The gravestone of Charles’ great-great-grandfather was a beautiful vertical monolith of granite, artfully carved with a blanket or scarf of tasseled fabric draped over the top and a large book, perhaps a Bible, resting on top. As I studied that fabric of stone, I was reminded of how family connections are often the fabric of our lives, holding us together, urging us on in our searches for those who have gone before us and how every day our lives are writing the book of our earthly existence. I wondered if someday our descendants might be searching for us in some long-forgotten cemetery and wishing that they could read the storybook of our lives. As Charles photographed the gravestone, I encouraged him to photograph the back side for completeness.

What a surprise! On the back side of the grave stone was the name of his great-great- grandmother! She was lying in rest at the head of her husband! How often in our research are we so elated at a discovery that we overlook nearby treasures?
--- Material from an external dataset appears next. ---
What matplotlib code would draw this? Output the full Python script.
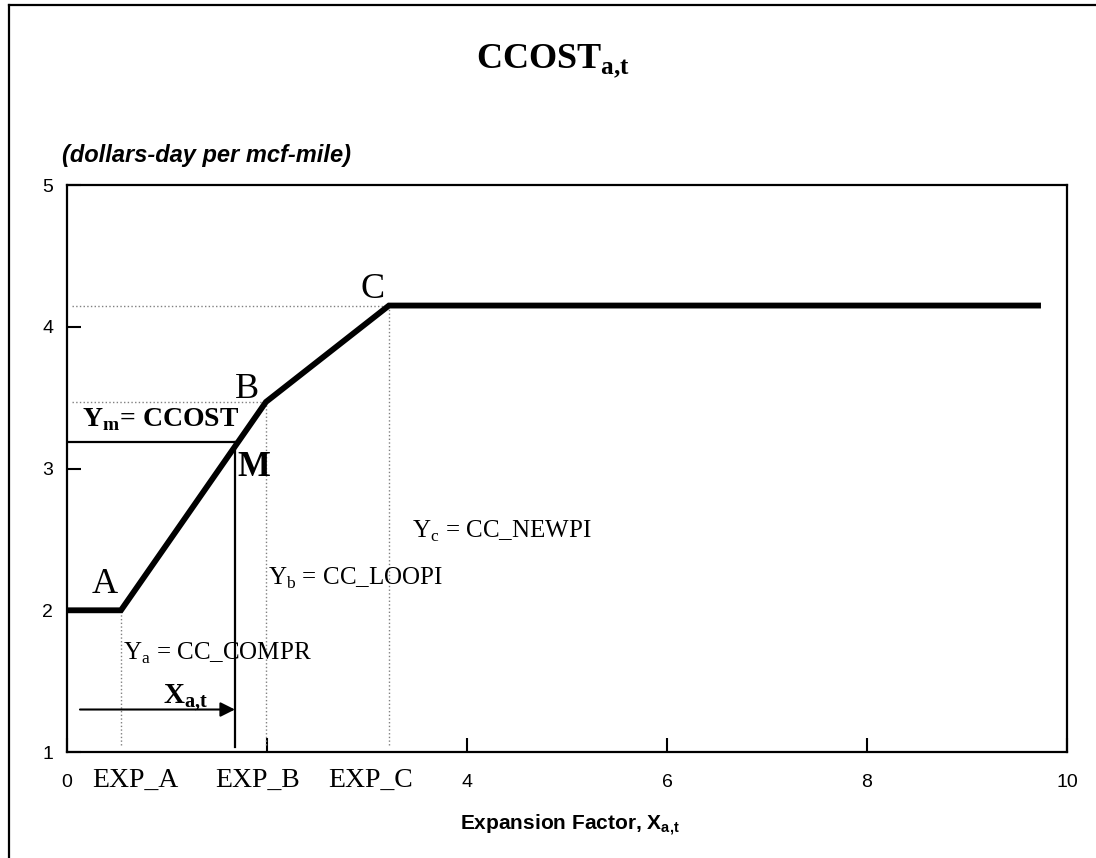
import matplotlib
matplotlib.use('Agg')
import matplotlib.pyplot as plt
from matplotlib.lines import Line2D

plt.rcParams['font.family'] = ['Liberation Sans', 'DejaVu Sans']
plt.rcParams['mathtext.fontset'] = 'custom'
plt.rcParams['mathtext.rm'] = 'Liberation Serif'
plt.rcParams['mathtext.bf'] = 'Liberation Serif:bold'

# curva de custo (pontos 0, A, B, C, fim)
curva_x = [0.0, 0.54, 1.99, 3.22, 9.74]
curva_y = [2.0, 2.0, 3.47, 4.15, 4.15]

# ponto M
m_x = 1.68
m_y = 3.19
seta_inicio = 0.13
seta_y = 1.30

# ticks
xticks = [0, 2, 4, 6, 8, 10]
xtick_labels = ['0', '', '4', '6', '8', '10']
yticks = [1, 2, 3, 4, 5]
exp_labels = ['EXP_A', 'EXP_B', 'EXP_C']
exp_pos = [0.68, 1.91, 3.04]

SERIF = 'Liberation Serif'

fig = plt.figure(figsize=(10.96, 8.58), dpi=100)
ax = fig.add_axes([0.0611, 0.1235, 0.9124, 0.6608])

# linhas pontilhadas de referência
cinza = '#808080'
ax.plot([0.05, curva_x[3]], [curva_y[3], curva_y[3]], ls=':', lw=1, color=cinza)
ax.plot([0.05, curva_x[2]], [curva_y[2], curva_y[2]], ls=':', lw=1, color=cinza)
for i in [1, 2, 3]:
    ax.plot([curva_x[i], curva_x[i]], [1.05, curva_y[i]], ls=':', lw=1, color=cinza)

# linhas do ponto M
ax.plot([0, m_x], [m_y, m_y], color='k', lw=1.6)
ax.plot([m_x, m_x], [1.035, m_y], color='k', lw=1.6)

# curva principal
ax.plot(curva_x, curva_y, color='k', lw=4.2, solid_joinstyle='miter',
        solid_capstyle='butt', zorder=5)

# seta X_a,t
ax.annotate('', xy=(m_x, seta_y), xytext=(seta_inicio, seta_y),
            arrowprops=dict(arrowstyle='-|>', lw=1.5, color='k',
                            mutation_scale=22, shrinkA=0, shrinkB=0))

# rótulos
ax.text(0.38, 2.12, 'A', family=SERIF, size=26, ha='center', va='baseline')
ax.text(1.805, 3.50, 'B', family=SERIF, size=26, ha='center', va='baseline')
ax.text(3.055, 4.20, 'C', family=SERIF, size=26, ha='center', va='baseline')
ax.text(1.70, 2.95, 'M', family=SERIF, size=25, weight='bold', ha='left', va='baseline')
ax.text(0.15, 3.30, r'Y$_\mathregular{m}$= CCOST', family=SERIF, size=20,
        weight='bold', ha='left', va='baseline')
ax.text(0.56, 1.65, r'Y$_\mathregular{a}$ = CC_COMPR', family=SERIF, size=18,
        ha='left', va='baseline')
ax.text(2.01, 2.18, r'Y$_\mathregular{b}$ = CC_LOOPI', family=SERIF, size=18,
        ha='left', va='baseline')
ax.text(3.45, 2.51, r'Y$_\mathregular{c}$ = CC_NEWPI', family=SERIF, size=18,
        ha='left', va='baseline')
ax.text(0.96, 1.34, r'X$_\mathregular{a{,}t}$', family=SERIF, size=21,
        weight='bold', ha='left', va='baseline')

for lab, xp in zip(exp_labels, exp_pos):
    ax.text(xp, -0.0617, lab, family=SERIF, size=20, ha='center', va='baseline',
            transform=ax.get_xaxis_transform())

ax.set_xlim(0, 10)
ax.set_ylim(1, 5)
ax.set_xticks(xticks)
ax.set_xticklabels(xtick_labels)
ax.set_yticks(yticks)
ax.tick_params(direction='in', length=10, width=1.5, labelsize=14)
ax.tick_params(axis='x', pad=16)
ax.tick_params(axis='y', pad=10)
for s in ax.spines.values():
    s.set_linewidth(1.6)

ax.set_xlabel(r'Expansion Factor, X$_\mathregular{a{,}t}$', fontsize=15,
              fontweight='bold', va='baseline')
ax.xaxis.set_label_coords(0.503, -0.1376)

fig.text(0.505, 1 - 68 / 858, r'CCOST$_\mathregular{a{,}t}$', family=SERIF,
         weight='bold', size=26, ha='center', va='baseline')
fig.text(62 / 1096, 1 - 162 / 858, '(dollars-day per mcf-mile)', size=17,
         weight='bold', style='italic', ha='left', va='baseline')

# moldura externa
fig.add_artist(Line2D([9 / 1096, 9 / 1096], [0, 1 - 5 / 858], color='k', lw=1.6,
                      transform=fig.transFigure))
fig.add_artist(Line2D([9 / 1096, 1], [1 - 5 / 858, 1 - 5 / 858], color='k', lw=1.6,
                      transform=fig.transFigure))

fig.savefig('out.png', dpi=100)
The rather lighthearted research goals of the day began to be overshadowed, for me at least, by a more serious life lesson. The trip was making me acutely aware of the passage of time, not just for those for whom we search in libraries, courthouses and graveyards, but in my life as well. I was pondering over this awareness of being in the middle between the past and the future, when I noticed on the side of one of the gravestones the following fading, inscribed verse:

Remember friends as you pass by,
As you are now, so once was I.
As I am now, so must you be
Prepare for death and follow me.
That seemed now to sum up my thoughts of a day in which I had caught glimpses of the past in deserted homes, barns, fields, and cemeteries . . . a day in which I had also had to spend time with and deal with my past and present. It occurred to me to wonder if one of the things I am doing in my genealogical research is preparing for my own death, trying to set the record down straight and true while I can, trying to uncover all I can about my past, in case some descendant somewhere down time’s future corridor wants to know about me, about what I was like, about what characteristics I may have passed on to them. Am I trying to discover what of me is from those who have gone before? Am I trying to discover who my ancestors were as people, not just in their ancestral roles of parents and grandparents? As I stood in the small quiet cemetery, the haunting question came to me, “What more do I need to do to prepare for death? Will I have the strength and courage necessary to make the time to do it? Will I learn this life lesson in time?”

As we drove back to Knoxville, I thought about a simple field research trip that became a life lesson I had learned today–our history, once written, is permanent. It is not changed by the passage of time that erodes the inscriptions on our aging granite grave stones. My place in the continuing chain of family remains one of the few things that seems unchanged throughout the changing scenario of time. Even through divorce, death, remarriage, sad times and glad times, the fabric of family connection blankets us, is a part of whom we are and whom we will be, who our ancestors were and who our descendants will be. We are not the beginning or the middle or the end, but part of a hopefully unending chain that will continue to provide comfort and structure in a changing world.

It’s no wonder that in our research we gladly stomp through muddy fields, willingly back up and start again when faced with dead ends in our research, peer over musty records in court house basements, and rejoice when finding the last visible and touchable link to a family member whom we were not privileged to know in person.

We are doing important work in our research. We are helping to preserve the continuing chain of family throughout the passage of time. As we make unsuspected discoveries, occasionally venture down the wrong road, and receive help from those we meet along the way . . . we keep on seeking. In research . . . as in life.